ADD plans the first launch of a complete version of the launcher, capable of placing a one-ton satellite into a sun-synchronous orbit, in 2027. By 2032, the military expects to have a version capable of placing 7 tonnes into a sun-synchronous orbit and 3.7 tonnes into a geostationary transfer orbit.

== Technical details ==
The rocket has three solid‑fuel stages, followed by a liquid‑fueled fourth "post‑boost" stage (PBS) to enable precise payload deployment. The first stage is mentioned to produce "a thrust that is one-and-a-half times stronger than North Korea’s solid-fuel engines", or around 245 tones. The second stage produces 75 tons of thrust. The GYŪB‑TV2 version, launched in December 2023, had an estimated take-off thrust of 170 tonnes with the capacity to place 700 kilograms in low orbit.

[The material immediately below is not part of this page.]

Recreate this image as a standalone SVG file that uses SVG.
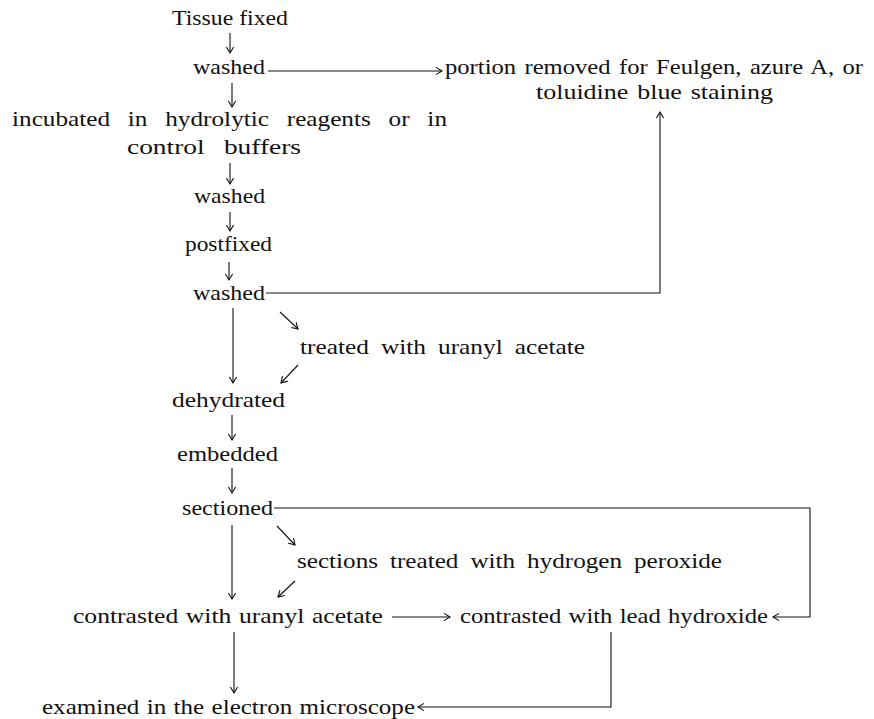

GYŪB orbital launcher versions
| Version | Year | 1st stage | 2nd stage | 3rd stage | 4th stage | Thrust (t) | Payload to sun-synchronous orbit (t) | Payload to geostationary transfer orbit (t) |
|---|---|---|---|---|---|---|---|---|
| GYŪB TV2 | 2023 | Active | - | Active | Active | 170 | .7 |  |
| GYŪB | 2027 | Active | Active | Active | Active |  | 1 |  |
| unnamed | 2032 |  |  |  |  |  | 7 | 3.7 |

== Flight history ==
Two suborbital launches of a version called TV1 (Test Vehicle 1), comprising only the last three stages, were carried out in 2022 from Anhueng. TV2 is an incomplete version of the final launch vehicle, consisting of only the 1st, 3rd, and 4th stages. It was launched on December 4, 2023, from a barge off Jeju Island.
- March 2022: GYŪB‑TV1 (1) - First suborbital test using a live stage 2, a inert stage 3, and a live PBS.
- December 2022: GYŪB‑TV1 (1)- Second suborbital flight with live stage 2, 3 and PBS.
- December 4, 2023: GYŪB‑TV2 - First orbital launch, using stage 1, stage 3 and PBS, successfully placing a 100 kg SAR satellite ("Doory‑Sat" built by Hanwha Systems) into a 650 km orbit.